-- Start --
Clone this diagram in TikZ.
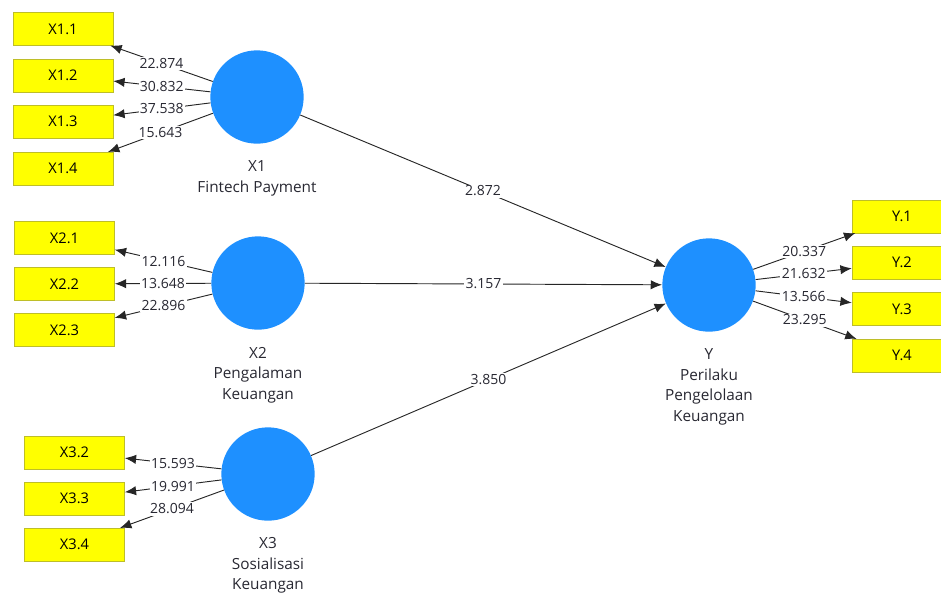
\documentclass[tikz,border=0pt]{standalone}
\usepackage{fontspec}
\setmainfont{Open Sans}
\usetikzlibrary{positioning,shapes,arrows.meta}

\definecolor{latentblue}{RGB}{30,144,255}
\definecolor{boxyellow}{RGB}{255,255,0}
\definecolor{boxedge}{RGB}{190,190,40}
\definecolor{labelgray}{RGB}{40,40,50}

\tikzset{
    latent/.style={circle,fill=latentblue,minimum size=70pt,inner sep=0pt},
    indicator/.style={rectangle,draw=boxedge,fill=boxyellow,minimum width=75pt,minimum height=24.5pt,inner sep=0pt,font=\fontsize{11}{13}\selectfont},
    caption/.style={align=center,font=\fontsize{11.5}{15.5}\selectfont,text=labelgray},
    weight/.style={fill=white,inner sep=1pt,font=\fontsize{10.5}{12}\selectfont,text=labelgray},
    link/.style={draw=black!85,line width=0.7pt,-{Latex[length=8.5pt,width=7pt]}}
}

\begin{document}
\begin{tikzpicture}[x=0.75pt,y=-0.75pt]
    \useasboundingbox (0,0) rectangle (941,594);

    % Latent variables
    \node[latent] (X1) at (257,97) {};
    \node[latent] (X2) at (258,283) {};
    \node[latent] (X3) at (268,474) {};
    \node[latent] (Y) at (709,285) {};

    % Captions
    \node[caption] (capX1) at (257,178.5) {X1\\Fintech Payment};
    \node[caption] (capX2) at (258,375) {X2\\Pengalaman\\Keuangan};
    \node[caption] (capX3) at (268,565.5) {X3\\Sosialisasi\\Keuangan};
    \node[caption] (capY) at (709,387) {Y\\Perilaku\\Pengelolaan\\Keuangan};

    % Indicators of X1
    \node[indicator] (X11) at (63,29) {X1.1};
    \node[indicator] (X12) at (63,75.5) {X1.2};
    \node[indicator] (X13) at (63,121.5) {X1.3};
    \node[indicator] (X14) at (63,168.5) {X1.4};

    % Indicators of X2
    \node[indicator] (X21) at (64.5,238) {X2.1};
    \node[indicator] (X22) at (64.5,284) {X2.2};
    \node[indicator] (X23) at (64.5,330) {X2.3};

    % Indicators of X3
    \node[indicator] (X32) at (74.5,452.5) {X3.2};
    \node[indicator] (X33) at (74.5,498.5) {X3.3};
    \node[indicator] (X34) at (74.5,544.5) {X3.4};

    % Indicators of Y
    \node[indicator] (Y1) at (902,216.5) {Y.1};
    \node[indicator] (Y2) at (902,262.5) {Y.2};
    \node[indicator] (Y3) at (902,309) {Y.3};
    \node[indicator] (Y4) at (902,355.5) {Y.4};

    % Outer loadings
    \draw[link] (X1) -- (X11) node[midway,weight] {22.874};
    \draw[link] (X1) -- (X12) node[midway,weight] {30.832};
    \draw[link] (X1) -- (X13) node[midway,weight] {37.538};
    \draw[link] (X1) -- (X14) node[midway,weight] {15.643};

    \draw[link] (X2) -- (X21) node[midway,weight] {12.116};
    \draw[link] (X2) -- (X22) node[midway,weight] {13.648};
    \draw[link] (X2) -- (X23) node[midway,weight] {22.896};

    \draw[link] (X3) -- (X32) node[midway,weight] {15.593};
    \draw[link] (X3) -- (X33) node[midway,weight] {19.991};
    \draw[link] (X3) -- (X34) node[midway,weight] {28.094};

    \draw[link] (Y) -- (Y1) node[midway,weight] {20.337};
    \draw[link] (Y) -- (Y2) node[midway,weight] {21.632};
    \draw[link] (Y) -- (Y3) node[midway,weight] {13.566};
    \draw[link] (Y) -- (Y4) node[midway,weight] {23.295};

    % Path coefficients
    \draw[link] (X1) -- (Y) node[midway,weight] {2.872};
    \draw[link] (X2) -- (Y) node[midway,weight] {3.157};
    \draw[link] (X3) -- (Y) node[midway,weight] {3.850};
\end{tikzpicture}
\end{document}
-- End --
**Aim**
Images in the data above are to be skipped. Retype all other material exactly.

**In response**
Clone this diagram in TikZ.
\documentclass[tikz,border=0pt]{standalone}
\usepackage{fontspec}
\setmainfont{Open Sans}
\usetikzlibrary{positioning,shapes,arrows.meta}

\definecolor{latentblue}{RGB}{30,144,255}
\definecolor{boxyellow}{RGB}{255,255,0}
\definecolor{boxedge}{RGB}{190,190,40}
\definecolor{labelgray}{RGB}{40,40,50}

\tikzset{
    latent/.style={circle,fill=latentblue,minimum size=70pt,inner sep=0pt},
    indicator/.style={rectangle,draw=boxedge,fill=boxyellow,minimum width=75pt,minimum height=24.5pt,inner sep=0pt,font=\fontsize{11}{13}\selectfont},
    caption/.style={align=center,font=\fontsize{11.5}{15.5}\selectfont,text=labelgray},
    weight/.style={fill=white,inner sep=1pt,font=\fontsize{10.5}{12}\selectfont,text=labelgray},
    link/.style={draw=black!85,line width=0.7pt,-{Latex[length=8.5pt,width=7pt]}}
}

\begin{document}
\begin{tikzpicture}[x=0.75pt,y=-0.75pt]
    \useasboundingbox (0,0) rectangle (941,594);

    % Latent variables
    \node[latent] (X1) at (257,97) {};
    \node[latent] (X2) at (258,283) {};
    \node[latent] (X3) at (268,474) {};
    \node[latent] (Y) at (709,285) {};

    % Captions
    \node[caption] (capX1) at (257,178.5) {X1\\Fintech Payment};
    \node[caption] (capX2) at (258,375) {X2\\Pengalaman\\Keuangan};
    \node[caption] (capX3) at (268,565.5) {X3\\Sosialisasi\\Keuangan};
    \node[caption] (capY) at (709,387) {Y\\Perilaku\\Pengelolaan\\Keuangan};

    % Indicators of X1
    \node[indicator] (X11) at (63,29) {X1.1};
    \node[indicator] (X12) at (63,75.5) {X1.2};
    \node[indicator] (X13) at (63,121.5) {X1.3};
    \node[indicator] (X14) at (63,168.5) {X1.4};

    % Indicators of X2
    \node[indicator] (X21) at (64.5,238) {X2.1};
    \node[indicator] (X22) at (64.5,284) {X2.2};
    \node[indicator] (X23) at (64.5,330) {X2.3};

    % Indicators of X3
    \node[indicator] (X32) at (74.5,452.5) {X3.2};
    \node[indicator] (X33) at (74.5,498.5) {X3.3};
    \node[indicator] (X34) at (74.5,544.5) {X3.4};

    % Indicators of Y
    \node[indicator] (Y1) at (902,216.5) {Y.1};
    \node[indicator] (Y2) at (902,262.5) {Y.2};
    \node[indicator] (Y3) at (902,309) {Y.3};
    \node[indicator] (Y4) at (902,355.5) {Y.4};

    % Outer loadings
    \draw[link] (X1) -- (X11) node[midway,weight] {22.874};
    \draw[link] (X1) -- (X12) node[midway,weight] {30.832};
    \draw[link] (X1) -- (X13) node[midway,weight] {37.538};
    \draw[link] (X1) -- (X14) node[midway,weight] {15.643};

    \draw[link] (X2) -- (X21) node[midway,weight] {12.116};
    \draw[link] (X2) -- (X22) node[midway,weight] {13.648};
    \draw[link] (X2) -- (X23) node[midway,weight] {22.896};

    \draw[link] (X3) -- (X32) node[midway,weight] {15.593};
    \draw[link] (X3) -- (X33) node[midway,weight] {19.991};
    \draw[link] (X3) -- (X34) node[midway,weight] {28.094};

    \draw[link] (Y) -- (Y1) node[midway,weight] {20.337};
    \draw[link] (Y) -- (Y2) node[midway,weight] {21.632};
    \draw[link] (Y) -- (Y3) node[midway,weight] {13.566};
    \draw[link] (Y) -- (Y4) node[midway,weight] {23.295};

    % Path coefficients
    \draw[link] (X1) -- (Y) node[midway,weight] {2.872};
    \draw[link] (X2) -- (Y) node[midway,weight] {3.157};
    \draw[link] (X3) -- (Y) node[midway,weight] {3.850};
\end{tikzpicture}
\end{document}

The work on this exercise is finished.